Ne “le sentinelle del mattino” scultura inaugurata nel 2001, Cirillo, rifacendosi alle parole di Giovanni Paolo II, “esprime il nuovo mattino di cristo invitando i giovani a vigilare”, proseguendo nel messaggio comunicato nella prima grande opera intitolata “Al di sopra delle nostre dimensione per un’alba di pace”, ove “la colomba della pace riesce a “superare” un intricato groviglio di cavi che rappresentano la nostra condizione umana che, spesso per egoismo e interesse, limita la grandezza dei nostri ideali” (Stefano Zanelli 2007).

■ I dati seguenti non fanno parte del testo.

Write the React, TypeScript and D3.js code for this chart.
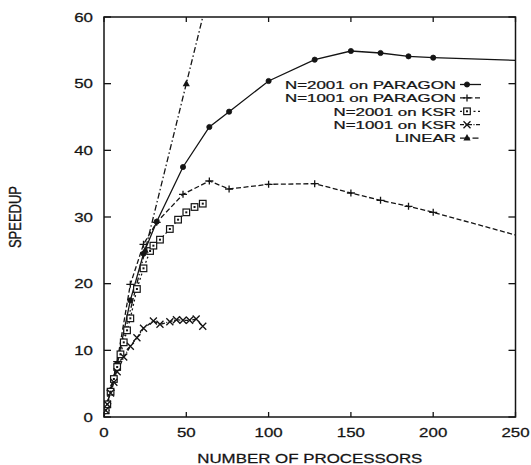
import React from "react";
import * as d3 from "d3";

const xTicks = [0, 50, 100, 150, 200, 250];
const yTicks = [0, 10, 20, 30, 40, 50, 60];

const paragon2001X = [1, 2, 4, 8, 16, 24, 32, 48, 64, 76, 100, 128, 150, 168, 185, 200, 250];
const paragon2001Y = [1, 2, 4, 8, 17.5, 24.5, 29.3, 37.5, 43.5, 45.8, 50.4, 53.6, 54.9, 54.6, 54.1, 53.9, 53.5];

const paragon1001X = [1, 2, 4, 8, 16, 24, 32, 48, 64, 76, 100, 128, 150, 168, 185, 200, 250];
const paragon1001Y = [1, 2, 4, 8.3, 19.9, 25.9, 29.2, 33.4, 35.4, 34.2, 34.9, 35, 33.6, 32.5, 31.6, 30.7, 27.3];

const ksr2001X = [1, 2, 4, 6, 8, 10, 12, 14, 16, 20, 24, 28, 30, 34, 40, 45, 50, 55, 60];
const ksr2001Y = [1, 1.9, 3.8, 5.7, 7.5, 9.4, 11.2, 13, 14.8, 19.2, 22.3, 24.9, 25.7, 26.6, 28.2, 29.6, 30.7, 31.5, 32];

const ksr1001X = [1, 2, 4, 6, 8, 12, 16, 20, 24, 30, 34, 40, 44, 48, 52, 56, 60];
const ksr1001Y = [1, 1.9, 3.6, 5.2, 6.8, 9, 10.6, 11.9, 13.3, 14.4, 13.9, 14.3, 14.6, 14.5, 14.5, 14.7, 13.6];

const linearX = [0, 25, 50, 64];
const linearY = [0, 25, 50, 64];

const seriesNames = ["N=2001 on PARAGON", "N=1001 on PARAGON", "N=2001 on KSR", "N=1001 on KSR", "LINEAR"];

type Marker = "circle" | "plus" | "square" | "cross" | "triangle";

const series: { name: string; xs: number[]; ys: number[]; dash: string; marker: Marker }[] = [
  { name: seriesNames[0], xs: paragon2001X, ys: paragon2001Y, dash: "", marker: "circle" },
  { name: seriesNames[1], xs: paragon1001X, ys: paragon1001Y, dash: "5,2.5", marker: "plus" },
  { name: seriesNames[2], xs: ksr2001X, ys: ksr2001Y, dash: "2,2.5", marker: "square" },
  { name: seriesNames[3], xs: ksr1001X, ys: ksr1001Y, dash: "4,1.5,1,1.5", marker: "cross" },
  { name: seriesNames[4], xs: linearX, ys: linearY, dash: "6,2.5,1.5,2.5", marker: "triangle" },
];

const W = 531;
const H = 465;
const left = 104;
const right = 515.5;
const top = 17;
const bottom = 417;
const INK = "#141414";
const FONT = "'Liberation Sans', Arial, sans-serif";
const SX = 1.3;

const x = d3.scaleLinear().domain([0, 250]).range([left, right]);
const y = d3.scaleLinear().domain([0, 60]).range([bottom, top]);

function SText({ px, py, anchor, children, size = 13, sx = SX }: any) {
  return (
    <g transform={`translate(${px},${py}) scale(${sx},1)`}>
      <text textAnchor={anchor} fontFamily={FONT} fontSize={size} fill={INK} stroke={INK} strokeWidth={0.25}>
        {children}
      </text>
    </g>
  );
}

function MarkerShape({ kind, cx, cy }: { kind: Marker; cx: number; cy: number }) {
  switch (kind) {
    case "circle":
      return <circle cx={cx} cy={cy} r={2.6} fill={INK} stroke={INK} strokeWidth={0.8} />;
    case "plus":
      return (
        <path d={`M${cx - 4},${cy}H${cx + 4}M${cx},${cy - 3.5}V${cy + 3.5}`} stroke={INK} strokeWidth={1.3} fill="none" />
      );
    case "square":
      return (
        <g>
          <rect x={cx - 3.3} y={cy - 3.3} width={6.6} height={6.6} fill="#fff" stroke={INK} strokeWidth={1.2} />
          <rect x={cx - 1} y={cy - 1} width={2} height={2} fill={INK} />
        </g>
      );
    case "cross":
      return (
        <path d={`M${cx - 3.5},${cy - 3.5}L${cx + 3.5},${cy + 3.5}M${cx - 3.5},${cy + 3.5}L${cx + 3.5},${cy - 3.5}`} stroke={INK} strokeWidth={1.3} fill="none" />
      );
    case "triangle":
      return <path d={`M${cx},${cy - 4}L${cx + 3.6},${cy + 2.5}L${cx - 3.6},${cy + 2.5}Z`} fill={INK} />;
  }
}

export default function App() {
  const line = d3
    .line<[number, number]>()
    .x((d) => x(d[0]))
    .y((d) => y(d[1]));

  const legendTextRight = 456;
  const legendStep = 13.4;
  const legendMidBase = 115.5;
  const legendFont = 11.8;
  const legendSX = (SX * 13) / legendFont;

  return (
    <svg width={W} height={H} style={{ position: "absolute", left: 0, top: 0, background: "#fff" }}>
      <defs>
        <clipPath id="plotClip">
          <rect x={left} y={top} width={right - left} height={bottom - top} />
        </clipPath>
      </defs>
      <rect width={W} height={H} fill="#fff" />

      {/* series */}
      <g clipPath="url(#plotClip)">
        {series.map((s) => {
          const pts: [number, number][] = s.xs.map((v, i) => [v, s.ys[i]]);
          return (
            <path key={s.name} d={line(pts) || ""} fill="none" stroke={INK} strokeWidth={1.3} strokeDasharray={s.dash || undefined} />
          );
        })}
      </g>
      <g clipPath="url(#plotClip)">
        {series.map((s) =>
          s.xs.map((v, i) =>
            v > 0 && v < 250 && s.ys[i] < 60 ? <MarkerShape key={s.name + i} kind={s.marker} cx={x(v)} cy={y(s.ys[i])} /> : null
          )
        )}
      </g>

      {/* frame */}
      <rect x={left} y={top} width={right - left} height={bottom - top} fill="none" stroke={INK} strokeWidth={1.5} />

      {/* ticks */}
      {xTicks.map((t) => (
        <g key={"xt" + t}>
          <line x1={x(t)} x2={x(t)} y1={bottom} y2={bottom - 5} stroke={INK} strokeWidth={1.3} />
          <line x1={x(t)} x2={x(t)} y1={top} y2={top + 5} stroke={INK} strokeWidth={1.3} />
          <SText px={x(t)} py={437} anchor="middle">
            {t}
          </SText>
        </g>
      ))}
      {yTicks.map((t) => (
        <g key={"yt" + t}>
          <line x1={left} x2={left + 7} y1={y(t)} y2={y(t)} stroke={INK} strokeWidth={1.3} />
          <line x1={right} x2={right - 7} y1={y(t)} y2={y(t)} stroke={INK} strokeWidth={1.3} />
          <SText px={93} py={y(t) + 4.6} anchor="end">
            {t}
          </SText>
        </g>
      ))}

      {/* axis titles */}
      <SText px={(left + right) / 2} py={463} anchor="middle">
        NUMBER OF PROCESSORS
      </SText>
      <g transform={`translate(21,${(top + bottom) / 2}) scale(${SX},1) rotate(-90)`}>
        <text textAnchor="middle" fontFamily={FONT} fontSize={13} fill={INK} stroke={INK} strokeWidth={0.25}>
          SPEEDUP
        </text>
      </g>

      {/* legend */}
      {series.map((s, i) => {
        const by = legendMidBase + (i - 2) * legendStep;
        const cy = by - 4.2;
        return (
          <g key={"lg" + s.name}>
            <SText px={legendTextRight} py={by} anchor="end" size={legendFont} sx={legendSX}>
              {s.name}
            </SText>
            <line x1={460} x2={481} y1={cy} y2={cy} stroke={INK} strokeWidth={1.3} strokeDasharray={s.dash || undefined} />
            <MarkerShape kind={s.marker} cx={467} cy={cy} />
          </g>
        );
      })}
    </svg>
  );
}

Un antidoto fondamentale a tali crudeltà è rappresentato dalla “Misericordia”, che si è celebrata con papa Francesco nel Giubileo Straordinario della Misericordia (2015-2016): “Il sentimento che induce al perdono del prossimo. Chi è misericordioso ha delle opportunità di tramutare il dovere in bellezza, di trasformare il dialogo in inno d’amore, di trasformare la virtù e l’inclinazione al soccorso in manifestazione di Dio…, cui si aggiunge l’esempio di Madre Teresa di Calcutta, una “Grande Madre” dello Spirito e della Carità, in un periodo in cui l’uomo, purtroppo, è indifferente verso la propria salute, non rispetta il prossimo, non rispetta chi lo ha partorito, è cieco verso l’altrui libertà, non crede alla pace, bada al lucro e produce morte. Il suo principale interesse? E’ l’interesse stesso (Agonia di una madre”).